Data shown:
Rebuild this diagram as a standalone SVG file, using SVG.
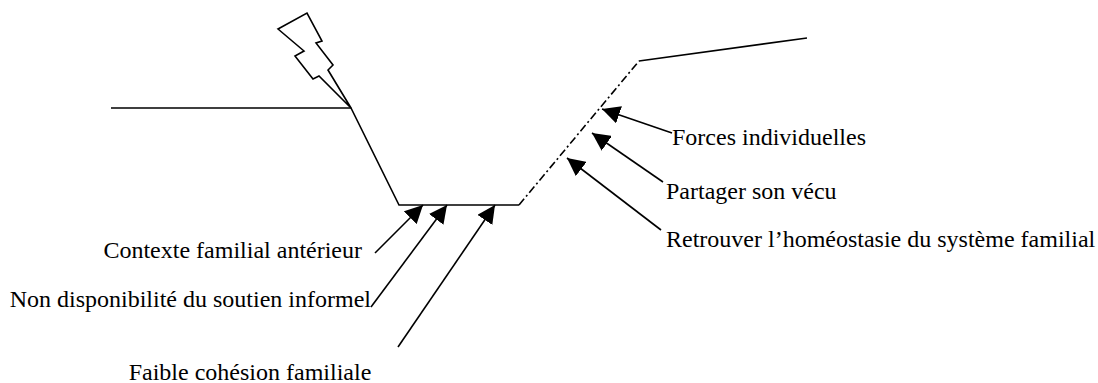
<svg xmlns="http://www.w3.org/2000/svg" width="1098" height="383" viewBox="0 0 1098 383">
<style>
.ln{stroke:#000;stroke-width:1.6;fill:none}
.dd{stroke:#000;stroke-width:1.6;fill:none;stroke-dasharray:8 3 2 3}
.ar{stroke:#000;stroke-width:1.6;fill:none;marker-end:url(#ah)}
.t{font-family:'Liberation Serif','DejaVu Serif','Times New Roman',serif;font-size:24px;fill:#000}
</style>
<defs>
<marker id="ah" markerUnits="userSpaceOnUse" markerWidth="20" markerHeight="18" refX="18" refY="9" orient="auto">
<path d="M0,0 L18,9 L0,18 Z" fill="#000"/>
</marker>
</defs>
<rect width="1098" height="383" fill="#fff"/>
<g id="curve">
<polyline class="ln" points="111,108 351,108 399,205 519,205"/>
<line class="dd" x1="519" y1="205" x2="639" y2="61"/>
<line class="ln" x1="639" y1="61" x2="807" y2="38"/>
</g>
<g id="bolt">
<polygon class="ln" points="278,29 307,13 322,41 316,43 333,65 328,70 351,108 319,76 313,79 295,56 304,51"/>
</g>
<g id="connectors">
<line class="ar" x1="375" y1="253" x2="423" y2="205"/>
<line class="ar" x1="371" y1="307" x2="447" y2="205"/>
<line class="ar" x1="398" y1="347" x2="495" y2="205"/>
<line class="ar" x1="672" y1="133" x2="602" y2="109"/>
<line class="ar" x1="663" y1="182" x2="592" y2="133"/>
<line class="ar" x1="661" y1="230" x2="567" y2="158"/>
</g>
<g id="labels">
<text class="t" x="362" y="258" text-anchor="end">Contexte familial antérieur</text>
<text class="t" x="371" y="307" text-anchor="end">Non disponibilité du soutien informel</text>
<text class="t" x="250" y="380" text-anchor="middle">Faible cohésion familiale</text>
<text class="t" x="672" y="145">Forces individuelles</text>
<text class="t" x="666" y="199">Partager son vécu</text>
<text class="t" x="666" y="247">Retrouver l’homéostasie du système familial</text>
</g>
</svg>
...
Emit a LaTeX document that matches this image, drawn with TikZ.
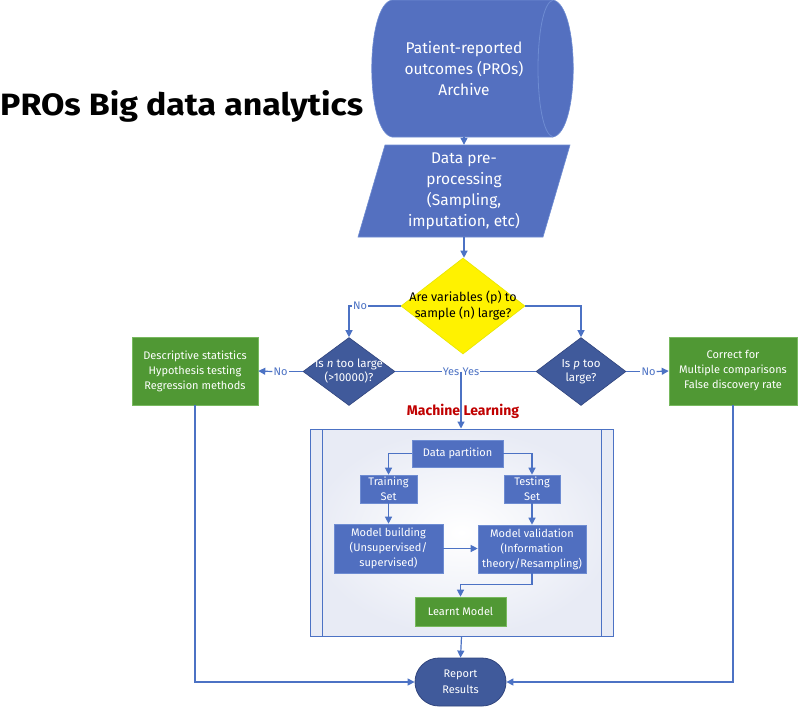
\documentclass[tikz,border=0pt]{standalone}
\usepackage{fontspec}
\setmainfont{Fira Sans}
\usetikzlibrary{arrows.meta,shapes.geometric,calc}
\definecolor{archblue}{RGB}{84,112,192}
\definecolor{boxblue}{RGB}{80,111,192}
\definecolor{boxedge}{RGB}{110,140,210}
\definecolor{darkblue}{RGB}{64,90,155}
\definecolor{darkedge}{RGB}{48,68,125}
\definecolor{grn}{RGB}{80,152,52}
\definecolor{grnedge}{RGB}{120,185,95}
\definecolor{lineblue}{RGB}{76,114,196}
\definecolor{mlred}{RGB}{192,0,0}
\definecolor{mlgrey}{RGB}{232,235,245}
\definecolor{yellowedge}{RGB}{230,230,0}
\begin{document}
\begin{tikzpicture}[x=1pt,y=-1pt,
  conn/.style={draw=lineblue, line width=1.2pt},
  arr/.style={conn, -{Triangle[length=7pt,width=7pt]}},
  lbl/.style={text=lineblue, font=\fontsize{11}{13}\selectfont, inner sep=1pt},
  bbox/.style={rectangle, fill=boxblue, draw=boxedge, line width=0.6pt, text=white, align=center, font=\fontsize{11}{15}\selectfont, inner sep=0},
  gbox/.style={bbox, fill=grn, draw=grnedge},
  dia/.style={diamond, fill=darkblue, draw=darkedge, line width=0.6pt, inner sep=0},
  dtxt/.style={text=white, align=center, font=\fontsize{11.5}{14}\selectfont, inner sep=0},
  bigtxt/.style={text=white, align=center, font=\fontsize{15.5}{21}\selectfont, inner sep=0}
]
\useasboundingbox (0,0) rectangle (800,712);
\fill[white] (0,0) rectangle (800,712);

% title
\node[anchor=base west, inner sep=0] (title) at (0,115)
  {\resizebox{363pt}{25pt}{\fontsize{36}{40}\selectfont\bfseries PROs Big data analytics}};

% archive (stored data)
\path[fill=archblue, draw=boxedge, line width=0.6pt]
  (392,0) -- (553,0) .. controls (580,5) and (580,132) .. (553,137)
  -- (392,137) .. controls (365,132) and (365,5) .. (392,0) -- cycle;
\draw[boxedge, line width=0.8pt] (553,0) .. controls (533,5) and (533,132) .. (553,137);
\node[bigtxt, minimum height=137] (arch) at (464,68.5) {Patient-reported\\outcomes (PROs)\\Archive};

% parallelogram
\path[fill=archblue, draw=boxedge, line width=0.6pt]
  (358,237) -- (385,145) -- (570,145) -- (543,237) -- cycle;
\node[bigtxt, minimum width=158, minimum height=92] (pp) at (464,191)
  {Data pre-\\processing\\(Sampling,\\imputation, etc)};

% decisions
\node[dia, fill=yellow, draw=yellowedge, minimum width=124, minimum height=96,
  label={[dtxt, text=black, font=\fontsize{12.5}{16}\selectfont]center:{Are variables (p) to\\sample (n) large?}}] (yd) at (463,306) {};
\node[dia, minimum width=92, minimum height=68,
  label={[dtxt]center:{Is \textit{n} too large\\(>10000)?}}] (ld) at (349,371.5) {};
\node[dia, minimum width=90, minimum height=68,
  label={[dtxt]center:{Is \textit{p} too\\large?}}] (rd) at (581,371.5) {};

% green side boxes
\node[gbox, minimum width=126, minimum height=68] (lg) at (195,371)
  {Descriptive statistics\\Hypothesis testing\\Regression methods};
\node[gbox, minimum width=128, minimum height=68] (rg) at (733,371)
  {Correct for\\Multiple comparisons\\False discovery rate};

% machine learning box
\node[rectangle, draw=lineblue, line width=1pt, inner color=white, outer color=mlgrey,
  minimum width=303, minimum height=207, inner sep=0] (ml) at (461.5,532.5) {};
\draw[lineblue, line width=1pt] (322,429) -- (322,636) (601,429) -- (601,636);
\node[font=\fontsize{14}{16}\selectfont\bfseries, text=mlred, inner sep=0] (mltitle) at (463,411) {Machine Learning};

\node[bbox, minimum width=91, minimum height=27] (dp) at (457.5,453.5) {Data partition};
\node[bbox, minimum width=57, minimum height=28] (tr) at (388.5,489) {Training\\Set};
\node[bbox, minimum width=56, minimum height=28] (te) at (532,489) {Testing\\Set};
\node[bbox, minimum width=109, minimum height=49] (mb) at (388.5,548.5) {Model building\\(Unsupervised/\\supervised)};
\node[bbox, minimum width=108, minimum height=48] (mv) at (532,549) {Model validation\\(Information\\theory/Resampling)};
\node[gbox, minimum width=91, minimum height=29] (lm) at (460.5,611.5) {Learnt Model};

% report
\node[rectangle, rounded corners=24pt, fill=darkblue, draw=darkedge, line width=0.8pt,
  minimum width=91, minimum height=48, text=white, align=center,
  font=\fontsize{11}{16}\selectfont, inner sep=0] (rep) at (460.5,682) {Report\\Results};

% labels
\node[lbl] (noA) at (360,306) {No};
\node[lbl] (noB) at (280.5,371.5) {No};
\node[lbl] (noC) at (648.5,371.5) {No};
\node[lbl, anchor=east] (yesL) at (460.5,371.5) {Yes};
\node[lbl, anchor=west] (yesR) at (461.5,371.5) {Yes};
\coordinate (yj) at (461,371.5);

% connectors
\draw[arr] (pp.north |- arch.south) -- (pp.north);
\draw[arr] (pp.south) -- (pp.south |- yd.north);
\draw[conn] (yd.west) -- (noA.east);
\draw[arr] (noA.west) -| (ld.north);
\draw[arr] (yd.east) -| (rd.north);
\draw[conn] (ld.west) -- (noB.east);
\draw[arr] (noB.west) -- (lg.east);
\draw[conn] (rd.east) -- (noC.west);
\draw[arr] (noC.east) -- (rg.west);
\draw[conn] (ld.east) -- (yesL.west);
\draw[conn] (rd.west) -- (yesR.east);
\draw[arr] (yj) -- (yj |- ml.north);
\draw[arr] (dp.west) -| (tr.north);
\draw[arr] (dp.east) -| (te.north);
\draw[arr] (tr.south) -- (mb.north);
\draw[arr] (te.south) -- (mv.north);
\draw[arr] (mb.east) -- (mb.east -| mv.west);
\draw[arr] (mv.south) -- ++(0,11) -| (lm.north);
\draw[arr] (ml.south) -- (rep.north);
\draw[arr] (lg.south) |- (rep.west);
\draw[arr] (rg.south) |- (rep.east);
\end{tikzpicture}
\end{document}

Task requirements:
Output nothing except the lines from the one containing "Emit a LaTeX" through the one containing "PROs Big data", both kept, with the pictures removed.

Correct response:
Emit a LaTeX document that matches this image, drawn with TikZ.
\documentclass[tikz,border=0pt]{standalone}
\usepackage{fontspec}
\setmainfont{Fira Sans}
\usetikzlibrary{arrows.meta,shapes.geometric,calc}
\definecolor{archblue}{RGB}{84,112,192}
\definecolor{boxblue}{RGB}{80,111,192}
\definecolor{boxedge}{RGB}{110,140,210}
\definecolor{darkblue}{RGB}{64,90,155}
\definecolor{darkedge}{RGB}{48,68,125}
\definecolor{grn}{RGB}{80,152,52}
\definecolor{grnedge}{RGB}{120,185,95}
\definecolor{lineblue}{RGB}{76,114,196}
\definecolor{mlred}{RGB}{192,0,0}
\definecolor{mlgrey}{RGB}{232,235,245}
\definecolor{yellowedge}{RGB}{230,230,0}
\begin{document}
\begin{tikzpicture}[x=1pt,y=-1pt,
  conn/.style={draw=lineblue, line width=1.2pt},
  arr/.style={conn, -{Triangle[length=7pt,width=7pt]}},
  lbl/.style={text=lineblue, font=\fontsize{11}{13}\selectfont, inner sep=1pt},
  bbox/.style={rectangle, fill=boxblue, draw=boxedge, line width=0.6pt, text=white, align=center, font=\fontsize{11}{15}\selectfont, inner sep=0},
  gbox/.style={bbox, fill=grn, draw=grnedge},
  dia/.style={diamond, fill=darkblue, draw=darkedge, line width=0.6pt, inner sep=0},
  dtxt/.style={text=white, align=center, font=\fontsize{11.5}{14}\selectfont, inner sep=0},
  bigtxt/.style={text=white, align=center, font=\fontsize{15.5}{21}\selectfont, inner sep=0}
]
\useasboundingbox (0,0) rectangle (800,712);
\fill[white] (0,0) rectangle (800,712);

% title
\node[anchor=base west, inner sep=0] (title) at (0,115)
  {\resizebox{363pt}{25pt}{\fontsize{36}{40}\selectfont\bfseries PROs Big data analytics}};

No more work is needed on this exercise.